Buy the small-block cars if you want simplicity. Anything with a Chevy 350 or Ford 5.0 — the Camaro, the Corvette, the Mustang, the Monte Carlo — has bottomless parts support. You can rebuild these engines with a phone call and a credit card. These are the cars to buy if you actually want to drive and wrench, not just collect.
The turbo Buicks are an investment, not a hobby car. The Grand National and GNX have appreciated hard, and their turbo V6 components are specialized. Buy one documented and sorted, or budget for a specialist. The good news is the Buick turbo-regal community is fanatically organized, so the knowledge exists — it just isn’t at your corner shop.
The four-cylinder turbos are the bargains nobody’s chasing yet. The Mustang SVO, Merkur XR4Ti, and Shelby Dodges are cheap right now because they’re weird. Parts can be a hunt, especially for the Merkur. But these are the cars most likely to appreciate as the obvious icons price people out.

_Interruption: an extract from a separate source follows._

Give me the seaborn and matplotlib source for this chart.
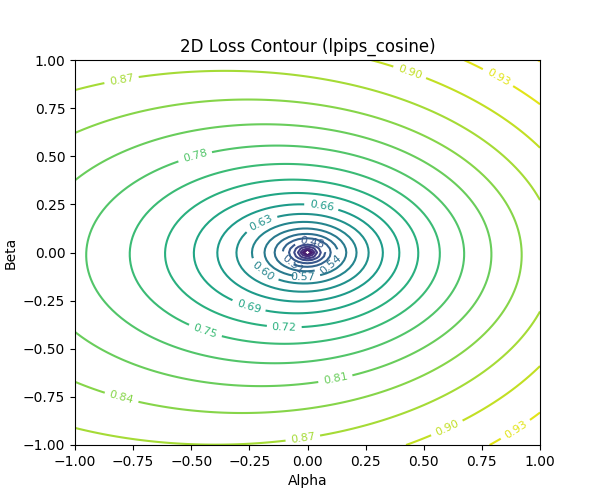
import numpy as np
import matplotlib
matplotlib.use("Agg")
import matplotlib.pyplot as plt
import seaborn as sns

sns.set_theme(style="white")
plt.rcParams.update(matplotlib.rcParamsDefault)

# grid axes
alpha = np.linspace(-1, 1, 101)
beta = np.linspace(-1, 1, 101)
# surface shape parameters estimated from the reference contours
scale_alpha = 1.4
scale_beta = 1.0
amplitude = 0.882
exponent = 0.21
tilt_alpha = 0.035
tilt_beta = 0.005
contour_levels = np.arange(0.30, 0.99, 0.03)

A, B = np.meshgrid(alpha, beta)
r = np.sqrt((A / scale_alpha) ** 2 + (B / scale_beta) ** 2)
loss = amplitude * r ** exponent + tilt_alpha * A + tilt_beta * B
loss = loss - (tilt_alpha * A + tilt_beta * B) * (r < 0.05)

fig, ax = plt.subplots(figsize=(6, 5), dpi=100)
cs = ax.contour(A, B, loss, levels=contour_levels, cmap="viridis",
                vmin=contour_levels[0], vmax=contour_levels[-1])
ax.clabel(cs, inline=True, fontsize=8, fmt="%.2f")
ax.set_title("2D Loss Contour (lpips_cosine)")
ax.set_xlabel("Alpha")
ax.set_ylabel("Beta")
fig.savefig("out.png", dpi=100)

Always check for rust and verify the drivetrain matches the badge. 80s GM G-bodies and Fox-body Mustangs both rust in predictable places (rear frame rails, strut towers, trunk floors). And because these cars are easy to clone, a “Grand National” or “IROC-Z” might be a base car wearing the wrong badges — get the build sheet or the VIN decoded before you pay collector money.
The 80s muscle car was a comeback story, and right now most of these cars sit at the bottom of their value curve relative to the 60s and 70s legends. The icons are climbing, the sleepers are waking up, and the weird ones are still cheap. Pick the one that matches how you actually want to use it, and buy the best example you can afford — condition beats everything else on this list.